The judge then ordered that the defendant be tested for drugs, and while he was being tested, the defendant’s lawyer objected to the judge’s pre-sentencing statement that the defendant would be going to jail. Defense counsel did not actually move for the judge to recuse himself, but he did object multiple times. When Appellant returned from the drug test, the court held the sentencing hearing.
Despite defense counsel’s multiple objections, the court proceeded with the sentencing on the misdemeanor drug charge. The judge heard from both sides, and he permitted defense counsel to introduce evidence of mitigation such as ongoing drug treatment, employment status, and the lack of a significant record. Despite the mitigation evidence and guidelines which typically would have called for probation or a shorter sentence, the judge refused to recuse himself and sentenced the defendant to 6-12 months in jail for the drug possession conviction.

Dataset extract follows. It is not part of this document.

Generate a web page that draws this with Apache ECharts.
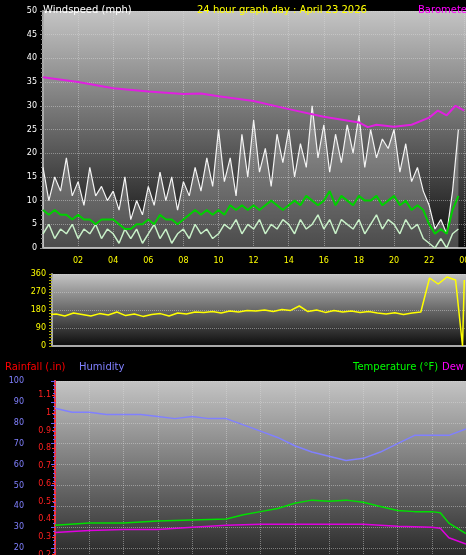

The defendant appealed, and the Superior Court reversed the sentence. On appeal, the defendant raised two grounds: First, he argued that the judge erred in failing to recuse himself. Second, he argued that the trial court violated Pennsylvania law requiring that defendants receive individualized sentences when the judge decided on jail prior to the sentencing hearing.
The Superior Court rejected the first argument, and the Superior Court’s analysis illustrates the dangers of Pennsylvania’s punishing waiver doctrine. Pennsylvania case law requires that issues be clearly raised in the trial court and that motions must be very specific or they are waived on appeal. Despite defense counsel’s repeated objections to the judge, the Superior Court concluded that Luketic waived the recusal issue on appeal because defense counsel failed to use the magic words “recusal” when objecting to the judge’s sentence. This doctrine leads to absurd results in cases like this where the issue was clearly litigated, but appellate courts are often eager to find waiver. The result is that even where a clear error has occurred, the defendant cannot obtain relief on appeal. Instead, the defendant must file a Post Conviction Relief Act Petition once the appeals have been exhausted arguing that counsel was ineffective for failure to object or make a specific motion.
Despite finding waiver on the recusal issue, the Superior Court found merit in the second issue and reversed the defendant’s sentence. The court noted that “a sentencing court abuses its discretion when it considers the criminal act, but not the criminal himself.” The Sentencing Code prescribes individualized sentencing by requiring the sentencing court to consider the protection of the public, the gravity of the offense in relation to its impact on the victim and the community, and the rehabilitative needs of the defendant. It also prohibits a sentence of total confinement without consideration of “the nature and circumstances of the crime and the history, character, and condition of the defendant.”
Accordingly, the code requires the sentencing court to consider the characteristics of both the defendant and the crime. When a court orders a sentence based solely on the nature of the crime, the sentence must be reversed. The court cannot correct an error by going through the motions and appearances of a full sentencing hearing. Instead, when it is clear from the record that the sentence was pre-determined based only on the nature of the crime, the sentence must be vacated.
In Luketic’s case, the Superior Court found that the court had made its intention to send the defendant to jail clear and unequivocal without hearing any evidence about the defendant. Additionally, the court erred in considering the sentence for the drug seller when sentencing the defendant because it is an abuse of discretion to base one defendant’s sentence on the sentence imposed on another defendant. Finally, the Superior Court was very concerned about the fact that the trial court failed to order and consider a Pre-Sentence Investigation prior to sending the defendant to jail on an open guilty plea for a misdemeanor drug conviction which typically carries probation. Therefore, the Superior Court vacated the sentence and remanded it to the trial court for re-sentencing. The Superior Court did not order that the trial judge recuse himself, but defense counsel would be expected to make a motion for recusal in the lower court.